Which means you might be stuck with a lot of free time and nowhere to go. 

If you’ve been interested in game dev for a while but haven’t really delved into it – why not now?

It’s a fun and productive use of your time, you’ll learn a bunch of new skills and it’ll help keep you mentally sane.

Anyway, here are this week’s ideas!

3 Gamedev Ideas


If you want to make your game feel fair to the player, you have to make it technically unfair.

The games that feel good to play implement a lot of different technics that give leeway to the player. (see this twitter thread from Matt Thorson, creator of Celeste)

Allow them to jump out of a platform even if they’ve already started falling from it.

Push them up a tiny bit if they tried to dash somewhere but bumped their feet on the wall.

Try to understand what the player wants to do and help them out. 

If you don’t do it, your game will feel frustrating – even though it’ll technically be fair.


At some point during development, your game will look like it’s done. 

The main systems will be in place. The graphics will look almost finalized. 

That’s when you’ll think you’re 90% done – when you’re actually only halfway there.

Polishing a game takes atleast as much time as making it in the first place.


If you’re making a roguelite, try to find efficient ways to incentivize the player to replay the same content over and over.

You don’t necessarily need to create thousands of different enemies and items.

In Dicey Dungeons, you replay the same levels with different characters. 

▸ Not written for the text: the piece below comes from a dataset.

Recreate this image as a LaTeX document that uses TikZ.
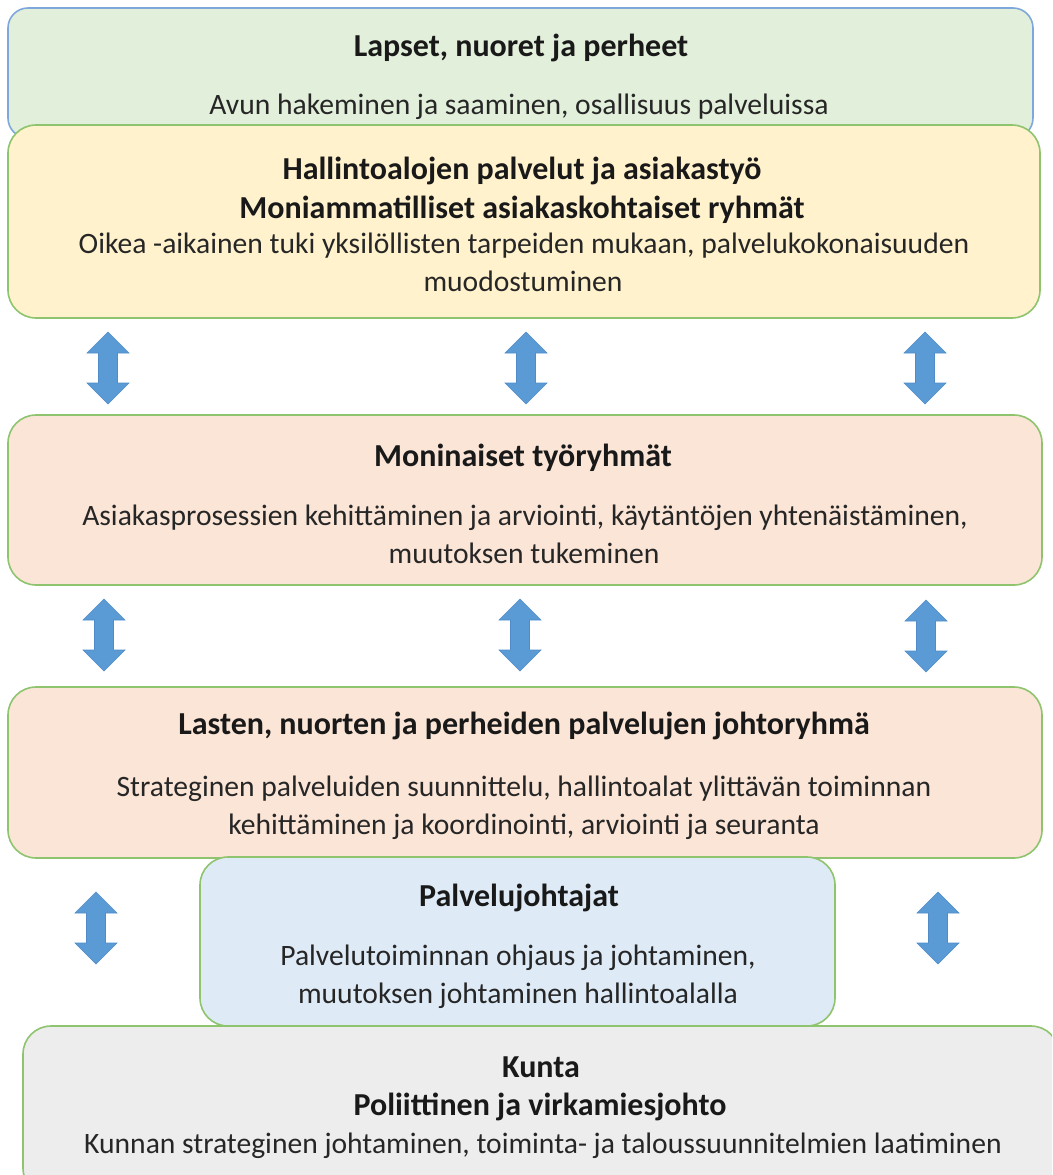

They each have one unique mechanic and 2 to 3 different starting cards that change how you apprehend enemies. It’s just enough to keep it fresh.

In Slay the Spire, the game makes you replay the same levels 20 times for each character through the use of Ascensions.

Everytime, one thing becomes harder. “More elites”. “Start the run damaged.”

As the dev, you just have to tweak some numbers. But it gives your players a reason to start a new run.